The founder of Progressive Records, Statiras produced and distributed jazz records in the 1950s. His label was bought and sold twice over twenty years, then re-emerged under Statiras in the 1970s and 1980s with Japanese backing for another run as an independent record label. Statiras sold it for a second time and then ran the label for Jazzology Records.

==Biography==
The son of Greek immigrants, Statiras was born in Jersey City, New Jersey. His father owned several lunch stands in New York City. Jazz guitarist Marty Grosz told Jazzhouse, "You couldn't help but like Gus because he was so enthusiastic and charming."

He fell in love with jazz during the Great Depression. In 1937 he and a group of his friends skipped school to see the Benny Goodman big band that was performing at the Paramount Theater in New York City. Statiras went to work for Milt Gabler, the owner of the Commodore Record Shop in Manhattan.

While helping screen actress Greta Garbo, rising movie star Marlene Dietrich came into the store demanding to speak to Statiras. Dietrich wanted an introduction to the reclusive Garbo. He then found that Garbo and her friend had gone out the back way to avoid the introduction.

Statiras learned how to produce records from Gabler, who worked with guitarist Eddie Condon to bring musicians to Sunday afternoon jam sessions which Gabler would record. Gabler also picked up the rights to master recordings of music that other labels decided not to reissue, and then he would reissue them.

Statiras fought in World War II. He met his wife, Elizabeth Genelle Decker, while he was serving in the military. After the war he moved with her to Tifton, Georgia, and tried his hand at a few other enterprises, including running a hamburger stand. He began a music company called Mail Order Jazz which resold jazz records. He was often a seen at parties and events in New York and Florida. In the 1950s he moved from reselling to producing, founding Progressive Records, which released music by Cullen Offer, Zoot Sims, and Sonny Stitt.

The label was not economically viable after a few years and was sold to Savoy, which re-released much of the Progressive catalog. Savoy in turn sold it to Prestige. In the late 1970s Statiras bought the label back from Fantasy Records, owners of Prestige, and he ran the label independently with a support deal from Japanese record label Bainbridge.

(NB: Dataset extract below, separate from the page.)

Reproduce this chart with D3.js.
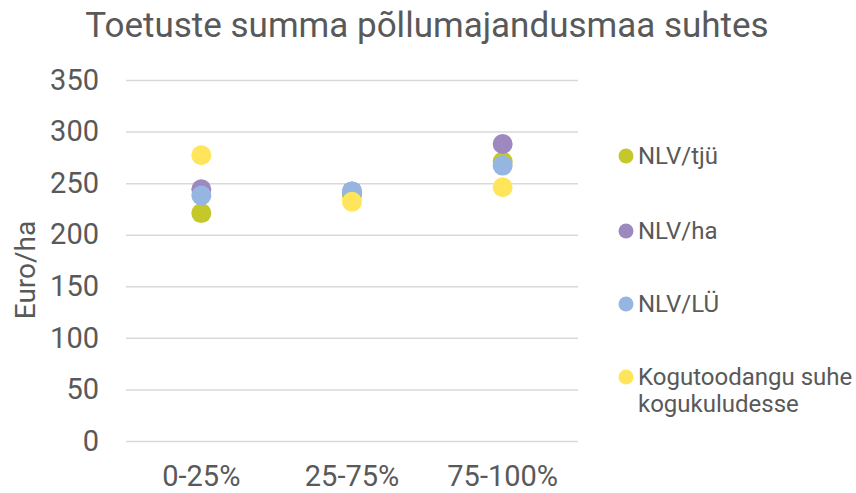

Progressive did not endure as an independent label for much longer. It was bought by Statiras's friend George Buck, owner of Jazzology Records in the 1980s. Buck employed Statiras as a creative supervisor, developing albums with saxophonist J. R. Monterose and pianist Al Haig. He discovered an obscure album by a stride piano player, a woman from California named Judy Carmichael who had produced it but found no distributor. The album became Statiras's only Grammy nominee. In the 1980s, he ran the sub-label Statiras Records, which issued a few albums, including Jazz Piano by Judy Carmichael. He died on April 2, 2004, at 81 years of age in Milledgeville, Georgia, after the death of both of his sons.